This first plot shows the predictions of the simplified model. The green line is the prediction of the LTE relationship between the surface temperature (Y axis) and the power emitted by the planet (X axis). The magenta line is the prediction of the LTE relationship between the surface temperature (Y axis) and the solar power arriving at the planet, after reflection (X axis). The prediction of the output relationship is the Stefan-Boltzmann Law quantifying a gray body whose emissivity is 0.61. The magenta line is the Stefan-Boltzmann Law for an ideal black body whose temperature is the same as the surface, except that it is biased up to the operating point of the system. Where these two predictions intersect defines the operating point corresponding to the planets average behavior, where the dynamic behavior is centered around this point. The gray line is for reference and shows the Stefan-Boltzmann Law describing an ideal black body (emissivity = 1). Along this relationship short green and magenta lines are shown to represent the sensitivites of the input and output path at the operating point of the planet. Shown in blue and drawn to the same scale as the predictions is a representation of the sensitivity claimed by the IPCC.

This next plot shows how the measurements correspond to the prediction of the relationship between the surface temperature and the planets emissions as a scatted plot. The small orange dots are the monthly averages for each 2.5 degree slice of the planet. The larger dots are the averages for each slice across nearly 3 deacades of monthly. Northern hemisphere slice averages are the larger green dots and Southern hemisphere slices are the larger blue dots. The colors are hard to discern since the S hemisphere averages mostly align with the N hemisphere averages and making the larger dots appear black. Even the monthly average align relatively closely with the prediction while the multi-year averages align almost exactly.

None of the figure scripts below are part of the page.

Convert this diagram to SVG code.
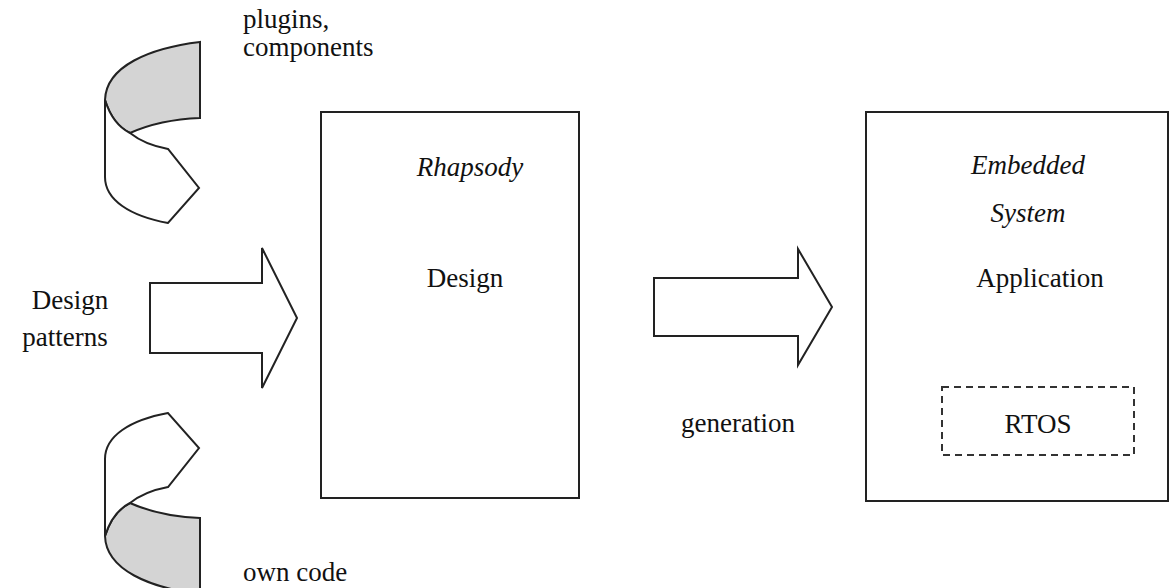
<svg xmlns="http://www.w3.org/2000/svg" width="1173" height="588" viewBox="0 0 1173 588">
<style>
.ln{fill:none;stroke:#222;stroke-width:2;stroke-linejoin:miter}
.wh{fill:#fff;stroke:#222;stroke-width:2}
.gr{fill:#d4d4d4;stroke:#222;stroke-width:2}
.t{font-family:"Liberation Serif","Times New Roman","DejaVu Serif",serif;font-size:27px;fill:#111}
.i{font-style:italic}
</style>
<rect width="1173" height="588" fill="#fff"/>
<g id="curl-top">
<path class="gr" d="M200,42 C150,48 106,66 105,100 C110,116 118,127 130,133 C150,124 175,119 200,118 Z"/>
<path class="wh" d="M105,100 C110,116 118,127 130,133 C140,141 152,146 168,149 L199,188 L168,223 C130,216 105,200 105,177 Z"/>
</g>
<g id="curl-bottom" transform="translate(0,636) scale(1,-1)">
<path class="gr" d="M200,42 C150,48 106,66 105,100 C110,116 118,127 130,133 C150,124 175,119 200,118 Z"/>
<path class="wh" d="M105,100 C110,116 118,127 130,133 C140,141 152,146 168,149 L199,188 L168,223 C130,216 105,200 105,177 Z"/>
</g>
<g id="rhapsody">
<rect class="wh" x="321" y="112" width="258" height="386"/>
<text class="t i" x="470" y="176" text-anchor="middle">Rhapsody</text>
<text class="t" x="465" y="287" text-anchor="middle">Design</text>
</g>
<g id="embedded">
<rect class="wh" x="866" y="112" width="302" height="389"/>
<text class="t i" x="1028" y="174" text-anchor="middle">Embedded</text>
<text class="t i" x="1028" y="222" text-anchor="middle">System</text>
<text class="t" x="1040" y="287" text-anchor="middle">Application</text>
</g>
<g id="rtos">
<rect x="942" y="387" width="192" height="68" fill="none" stroke="#333" stroke-width="2" stroke-dasharray="7,5"/>
<text class="t" x="1038" y="433" text-anchor="middle">RTOS</text>
</g>
<g id="connectors">
<path class="wh" d="M150,283 L262,283 L262,248 L297,318 L262,388 L262,353 L150,353 Z"/>
<path class="wh" d="M654,278 L798,278 L798,249 L832,307 L798,365 L798,336 L654,336 Z"/>
</g>
<g id="labels">
<text class="t" x="243" y="28">plugins,</text>
<text class="t" x="243" y="56">components</text>
<text class="t" x="70" y="309" text-anchor="middle">Design</text>
<text class="t" x="65" y="346" text-anchor="middle">patterns</text>
<text class="t" x="738" y="432" text-anchor="middle">generation</text>
<text class="t" x="243" y="581">own code</text>
</g>
</svg>
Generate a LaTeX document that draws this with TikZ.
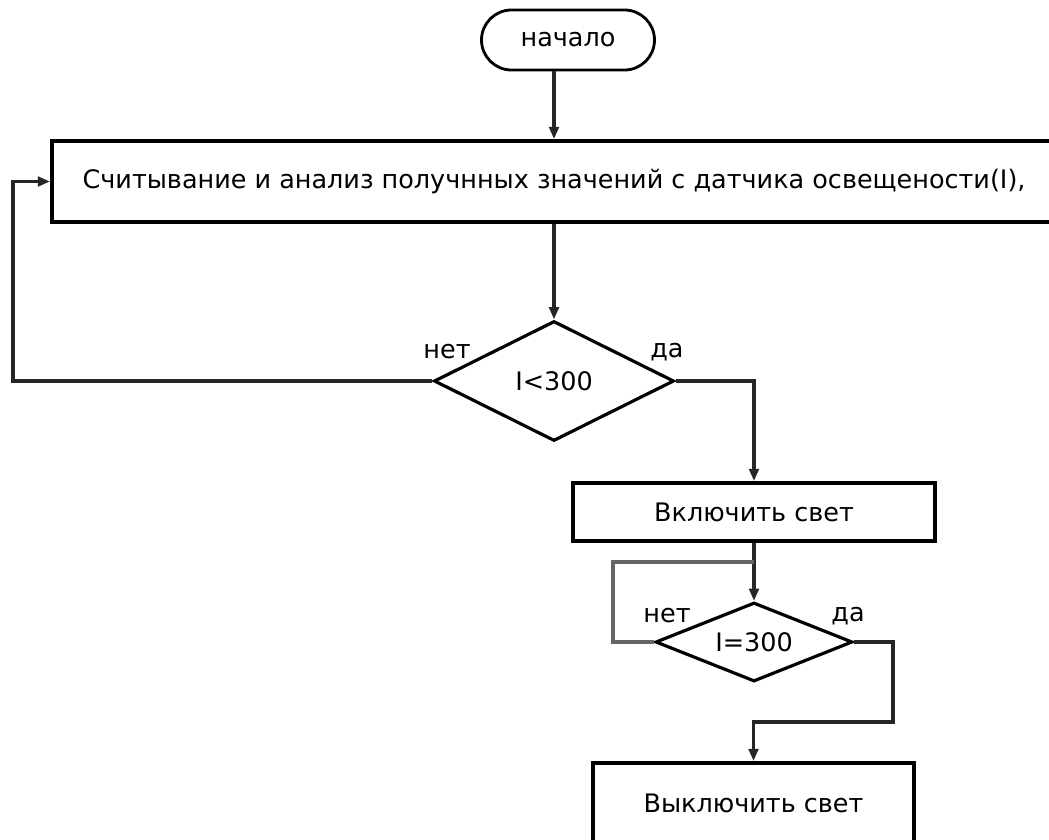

This next plot shows the measured relationship between the surface temperature and incident power from the Sun. Again, the small dots are monthly averages while the larger dots are the average over the whole data set. While the monthly averages show more deviation from the prediction, the long term LTE averages coincide almost exactly. The deviation of the monthly averages is expected as the incident power varies faster than the planet can respond to them. The sensitivity is delta Y (the change in temperature) divided by delta X (the change in input power) at the average temperature. This is about 0.19 C per W/m^2. Note that the sensitivity of the output path, calculated in the same manner is about 0.3C per W/m^2. The average sensitivty of the planet will be somewhere between these two limits.

This last plot combines the above layers where the output relationship is yellow to differentiate it from the input relationship.